Additive roll printing activated cold welding of 2D crystals and 1D nanowires layers for flexible transparent conductor and planer energy storage

Large scale integration of 2D crystals and metal nanowires (NWs) with low junction resistance has been a long time challenge for functional structures. Herein, roll to roll printing technique was utilized to directly produce graphene oxide (GO) nanoplatelets stack laminated with metal NWs. This 2D/1D laminated structure activates high pressure between AgNWs, enables localized fusion, and opens a new way to tackle with local nanojunction resistance. Molecular dynamic simulations reveal that this cold nanojoining originates from high localized pressure activated isolated metal atoms, which possess high mobility, flow over nanojunction and recrystallize to form nanojoints. Compared with bare AgNWs network, the GO laminated counterparts achieve excellent performance (17Ω/sq, 93%@λ=550nm), which enlightens optoelectronics applications. The cross nanowire junction resistance decrease is verified by classical percolation theory and experimental characterizations. Haze measurements show that the scattering is significantly reduced.

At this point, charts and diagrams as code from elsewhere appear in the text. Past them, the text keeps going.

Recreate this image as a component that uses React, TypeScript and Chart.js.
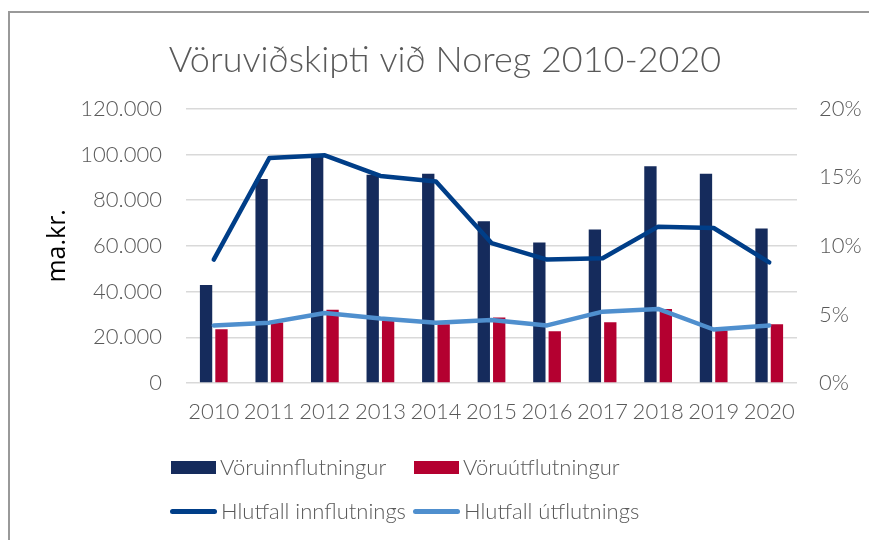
import React, { useEffect, useRef } from 'react';
import { Chart, registerables } from 'chart.js';

Chart.register(...registerables);

const categories = ['2010', '2011', '2012', '2013', '2014', '2015', '2016', '2017', '2018', '2019', '2020'];
const importValues = [42900, 89300, 99600, 91100, 91500, 70800, 61500, 67200, 94800, 91500, 67600];
const exportValues = [23500, 26500, 32000, 27200, 25700, 28700, 22600, 26600, 32400, 23000, 25700];
const importShare = [9.0, 16.4, 16.6, 15.1, 14.7, 10.2, 9.0, 9.1, 11.4, 11.3, 8.8];
const exportShare = [4.2, 4.4, 5.1, 4.7, 4.4, 4.6, 4.2, 5.2, 5.4, 3.9, 4.2];
const seriesNames = ['Vöruinnflutningur', 'Vöruútflutningur', 'Hlutfall innflutnings', 'Hlutfall útflutnings'];
const titleText = 'Vöruviðskipti við Noreg 2010-2020';
const leftAxisTitle = 'ma.kr.';

const NAVY = '#152B5C';
const RED = '#B40030';
const DARK_LINE = '#003E88';
const LIGHT_LINE = '#4F8FCE';
const GRAY_TEXT = '#595959';
const FONT = 'Lato, "Open Sans", sans-serif';

function fmtThousands(v: number): string {
  if (v === 0) return '0';
  return String(v).replace(/\B(?=(\d{3})+(?!\d))/g, '.');
}

export default function App() {
  const canvasRef = useRef<HTMLCanvasElement | null>(null);

  useEffect(() => {
    if (!canvasRef.current) return;
    const chart = new Chart(canvasRef.current, {
      type: 'bar',
      data: {
        labels: categories,
        datasets: [
          {
            type: 'bar',
            label: seriesNames[0],
            data: importValues,
            backgroundColor: NAVY,
            yAxisID: 'y',
            order: 2,
            categoryPercentage: 0.555,
            barPercentage: 0.8,
          },
          {
            type: 'bar',
            label: seriesNames[1],
            data: exportValues,
            backgroundColor: RED,
            yAxisID: 'y',
            order: 2,
            categoryPercentage: 0.555,
            barPercentage: 0.8,
          },
          {
            type: 'line',
            label: seriesNames[2],
            data: importShare,
            borderColor: DARK_LINE,
            backgroundColor: DARK_LINE,
            borderWidth: 4.5,
            pointRadius: 0,
            borderCapStyle: 'round',
            borderJoinStyle: 'round',
            tension: 0,
            yAxisID: 'y1',
            order: 1,
          },
          {
            type: 'line',
            label: seriesNames[3],
            data: exportShare,
            borderColor: LIGHT_LINE,
            backgroundColor: LIGHT_LINE,
            borderWidth: 4.5,
            pointRadius: 0,
            borderCapStyle: 'round',
            borderJoinStyle: 'round',
            tension: 0,
            yAxisID: 'y1',
            order: 1,
          },
        ] as any,
      },
      options: {
        animation: false,
        responsive: false,
        maintainAspectRatio: false,
        layout: { padding: { top: 0, left: 21, right: 0, bottom: 107 } },
        plugins: {
          legend: { display: false },
          tooltip: { enabled: false },
          title: {
            display: true,
            text: titleText,
            color: GRAY_TEXT,
            font: { family: FONT, size: 36, weight: '300' as any, lineHeight: 1.2 },
            padding: { top: 39, bottom: 26.5 },
          },
        },
        scales: {
          x: {
            grid: { display: false, drawTicks: false },
            border: { display: false },
            ticks: {
              color: GRAY_TEXT,
              font: { family: FONT, size: 22, weight: '300' as any },
              padding: 16,
              autoSkip: false,
              maxRotation: 0,
            },
            afterFit: (s: any) => { s.height = 50; },
          },
          y: {
            position: 'left',
            min: 0,
            max: 120000,
            grid: { color: '#D9D9D9', lineWidth: 1.5, drawTicks: false },
            border: { display: false },
            ticks: {
              stepSize: 20000,
              color: GRAY_TEXT,
              font: { family: FONT, size: 22, weight: '300' as any },
              padding: 24,
              callback: (v: any) => fmtThousands(Number(v)),
            },
            title: {
              display: true,
              text: leftAxisTitle,
              color: '#000000',
              font: { family: '"Open Sans", sans-serif', size: 25, weight: 'normal' as any, lineHeight: 1.2 },
              padding: { top: 22, bottom: 0 },
            },
            afterFit: (s: any) => { s.width = 165; },
          },
          y1: {
            position: 'right',
            min: 0,
            max: 20,
            grid: { display: false, drawTicks: false },
            border: { display: false },
            ticks: {
              stepSize: 5,
              color: GRAY_TEXT,
              font: { family: FONT, size: 22, weight: '300' as any },
              padding: 22,
              callback: (v: any) => `${v}%`,
            },
            afterFit: (s: any) => { s.width = 72; },
          },
        },
      } as any,
    });
    return () => chart.destroy();
  }, []);

  const legendText: React.CSSProperties = {
    fontFamily: FONT,
    fontWeight: 300,
    fontSize: 22,
    color: GRAY_TEXT,
    whiteSpace: 'nowrap',
    lineHeight: '26px',
  };
  const item = (left: number, top: number, swatch: React.ReactNode, text: string) => (
    <div style={{ position: 'absolute', left, top, display: 'flex', alignItems: 'center', height: 26 }}>
      {swatch}
      <span style={{ ...legendText, marginLeft: 4 }}>{text}</span>
    </div>
  );
  const box = (c: string) => <div style={{ width: 45, height: 13, background: c }} />;
  const line = (c: string) => <div style={{ width: 47, height: 5, borderRadius: 3, background: c }} />;

  return (
    <div style={{ position: 'fixed', left: 0, top: 0, width: 869, height: 540, overflow: 'hidden', background: '#fff' }}>
      <div
        style={{
          position: 'absolute',
          left: 8,
          top: 11,
          width: 1000,
          height: 1000,
          borderLeft: '2px solid #999',
          borderTop: '2px solid #999',
        }}
      />
      <canvas ref={canvasRef} width={869} height={540} style={{ position: 'absolute', left: 0, top: 0, width: 869, height: 540 }} />
      {item(171, 454, box(NAVY), seriesNames[0])}
      {item(414, 454, box(RED), seriesNames[1])}
      {item(170, 498, line(DARK_LINE), seriesNames[2])}
      {item(413, 498, line(LIGHT_LINE), seriesNames[3])}
    </div>
  );
}
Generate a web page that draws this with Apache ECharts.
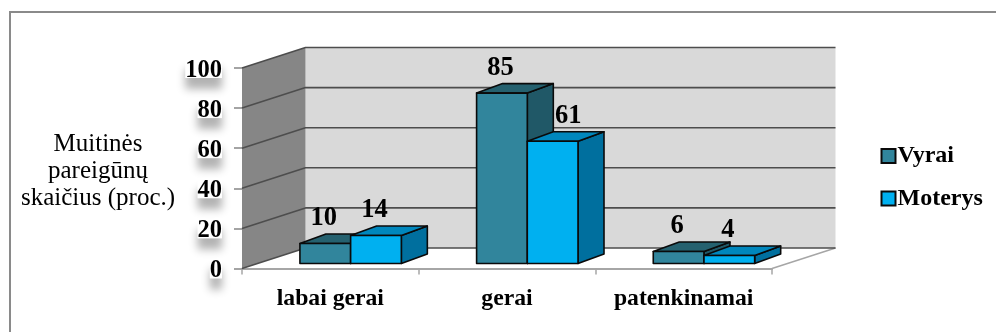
<!DOCTYPE html>
<html>
<head>
<meta charset="utf-8">
<style>html,body{margin:0;padding:0;background:#fff}#chart{width:996px;height:332px}</style>
<script src="https://cdn.jsdelivr.net/npm/echarts@6/dist/echarts.min.js"></script>
</head>
<body>
<div id="chart"></div>
<script>
const categories = ['labai gerai', 'gerai', 'patenkinamai'];
const vyrai = [10, 85, 6];
const moterys = [14, 61, 4];
const yTicks = [0, 20, 40, 60, 80, 100];
const yTitleLines = ['Muitinės', 'pareigūnų', 'skaičius (proc.)'];

// Depth of the box (wall projection) and of the bars themselves, in pixels.
const WALL_DX = 63.5, WALL_DY = -20.5;
const BAR_DX = 26, BAR_DY = -9.5;
const PAIR_DX = 20.3, PAIR_DY = -5;
const BAR_SHARE = 0.287;
const FONT = '"Liberation Serif", "Times New Roman", serif';

const palette = {
  Vyrai: { front: '#31859c', top: '#25616f', side: '#205867' },
  Moterys: { front: '#00b0f0', top: '#0087bd', side: '#006f9e' }
};

function poly(points, fill, stroke, width) {
  return {
    type: 'polygon',
    shape: { points },
    style: { fill, stroke: stroke || null, lineWidth: width || 0, lineJoin: 'round' }
  };
}

// Left wall, back wall and floor of the 3D box.
function renderBox(params, api) {
  const b = api.coord([0, 0]);
  const band = api.size([1, 0])[0];
  const x0 = b[0] - band / 2;
  const x1 = x0 + band * categories.length;
  const y0 = b[1];
  const y1 = api.coord([0, 100])[1];
  return {
    type: 'group',
    children: [
      poly([[x0 + WALL_DX, y1 + WALL_DY], [x1 + WALL_DX, y1 + WALL_DY], [x1 + WALL_DX, y0 + WALL_DY], [x0 + WALL_DX, y0 + WALL_DY]], '#d9d9d9'),
      poly([[x0, y1], [x0 + WALL_DX, y1 + WALL_DY], [x0 + WALL_DX, y0 + WALL_DY], [x0, y0]], '#868686'),
      { type: 'line', shape: { x1: x1, y1: y0, x2: x1 + WALL_DX, y2: y0 + WALL_DY }, style: { stroke: '#a6a6a6', lineWidth: 1.5 } }
    ]
  };
}

// One gridline per tick: across the side wall, then across the back wall.
function renderGridline(params, api) {
  const p = api.coord([0, api.value(1)]);
  const band = api.size([1, 0])[0];
  const x0 = p[0] - band / 2;
  const x1 = x0 + band * categories.length;
  const style = { stroke: '#4d4d4d', lineWidth: 1.6, fill: null, lineJoin: 'round' };
  return {
    type: 'polyline',
    shape: { points: [[x0, p[1]], [x0 + WALL_DX, p[1] + WALL_DY], [x1 + WALL_DX, p[1] + WALL_DY]] },
    style
  };
}

// A box-shaped bar with its value written above the front face.
function barRenderer(seriesName, slot) {
  const c = palette[seriesName];
  return function (params, api) {
    const idx = api.value(0);
    const val = api.value(1);
    const base = api.coord([idx, 0]);
    const top = api.coord([idx, val]);
    const w = api.size([1, 0])[0] * BAR_SHARE;
    const l = base[0] + PAIR_DX - w + slot * w;
    const r = l + w;
    const yb = base[1] + PAIR_DY;
    const yt = top[1] + PAIR_DY;
    const edge = '#0a0a0a';
    // The shorter bar's number sits right of its taller neighbour on the middle pair.
    const nudge = (val === 61) ? 17 : 0;
    return {
      type: 'group',
      children: [
        poly([[r, yb], [r + BAR_DX, yb + BAR_DY], [r + BAR_DX, yt + BAR_DY], [r, yt]], c.side, edge, 1.6),
        poly([[l, yt], [l + BAR_DX, yt + BAR_DY], [r + BAR_DX, yt + BAR_DY], [r, yt]], c.top, edge, 1.6),
        poly([[l, yb], [r, yb], [r, yt], [l, yt]], c.front, edge, 1.6),
        {
          type: 'text',
          style: {
            text: String(val),
            x: (l + r) / 2 + nudge - 1.5,
            y: yt - 25,
            align: 'center',
            verticalAlign: 'middle',
            font: 'bold 26.5px ' + FONT,
            fill: '#000'
          }
        }
      ]
    };
  };
}

const chart = echarts.init(document.getElementById('chart'), null, { renderer: 'canvas' });

chart.setOption({
  animation: false,
  backgroundColor: '#fff',
  graphic: [{
    // Frame runs along the top and left edges only.
    type: 'polyline',
    z: -1,
    shape: { points: [[10, 332], [10, 12], [996, 12]] },
    style: { fill: null, stroke: '#8a8a8a', lineWidth: 2 }
  }],
  grid: { left: 242, top: 68, width: 530, height: 200.5, containLabel: false },
  legend: {
    data: ['Vyrai', 'Moterys'],
    orient: 'vertical',
    left: 875.5,
    top: 139,
    itemWidth: 14,
    itemHeight: 14,
    itemGap: 18.5,
    icon: 'rect',
    textStyle: { fontFamily: FONT, fontWeight: 'bold', fontSize: 24, color: '#000', padding: [0, 0, 0, -3] }
  },
  xAxis: {
    type: 'category',
    data: categories,
    boundaryGap: true,
    axisLine: { show: true, lineStyle: { color: '#a6a6a6', width: 2 } },
    axisTick: { show: true, length: 6, lineStyle: { color: '#a6a6a6', width: 1.5 } },
    axisLabel: { color: '#000', fontFamily: FONT, fontWeight: 'bold', fontSize: 23.7, margin: 18, interval: 0 },
    splitLine: { show: false }
  },
  yAxis: {
    type: 'value',
    min: 0,
    max: 100,
    interval: 20,
    name: yTitleLines.map(line => `{line|${line}}`).join('\n'),
    nameLocation: 'middle',
    nameRotate: 0,
    nameGap: 144,
    nameTextStyle: {
      align: 'center',
      verticalAlign: 'middle',
      rich: {
        line: { color: '#000', fontFamily: FONT, fontSize: 25, lineHeight: 27, padding: [6, 0, 0, 0] }
      }
    },
    axisLine: { show: false },
    axisTick: { show: true, length: 8, lineStyle: { color: '#868686', width: 1.5 } },
    splitLine: { show: false },
    axisLabel: {
      margin: 20,
      formatter: v => `{tick|${v}}`,
      rich: {
        tick: {
          color: '#000',
          fontFamily: FONT,
          fontWeight: 'bold',
          fontSize: 24.5,
          lineHeight: 20,
          padding: [5, 0, 0, 0]
        }
      },
      backgroundColor: '#fff',
      shadowColor: 'rgba(0,0,0,0.3)',
      shadowBlur: 9,
      shadowOffsetY: 11
    }
  },
  series: [
    {
      type: 'custom', name: 'box', silent: true, z: 1, clip: false,
      data: [[0, 0]], renderItem: renderBox,
      encode: { x: 0, y: 1 }
    },
    {
      type: 'custom', name: 'grid', silent: true, z: 2, clip: false,
      data: yTicks.map(t => [0, t]), renderItem: renderGridline,
      encode: { x: 0, y: 1 }
    },
    {
      type: 'custom', name: 'Vyrai', z: 3, clip: false,
      itemStyle: { color: palette.Vyrai.front, borderColor: '#0a0a0a', borderWidth: 1.5 },
      data: vyrai.map((v, i) => [i, v]), renderItem: barRenderer('Vyrai', 0),
      encode: { x: 0, y: 1 }
    },
    {
      type: 'custom', name: 'Moterys', z: 4, clip: false,
      itemStyle: { color: palette.Moterys.front, borderColor: '#0a0a0a', borderWidth: 1.5 },
      data: moterys.map((v, i) => [i, v]), renderItem: barRenderer('Moterys', 1),
      encode: { x: 0, y: 1 }
    }
  ]
});
</script>
</body>
</html>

Laminated structure has been engineered layer by layer to accomplish quasi-3D hybrid film, which demonstrated application in flexible supercapacitors with high specific capacitance of 109 F g⁻¹. This hybrid 2D/1D nanomaterial thin film also demonstrated excellent stability during cyclic foldability, stretchability, high temperature and oxidation tests. These investigations provide insight for layered manufacturing of 2D crystals/1D NWs structure and quasi-3D hybrid film for energy storage applications.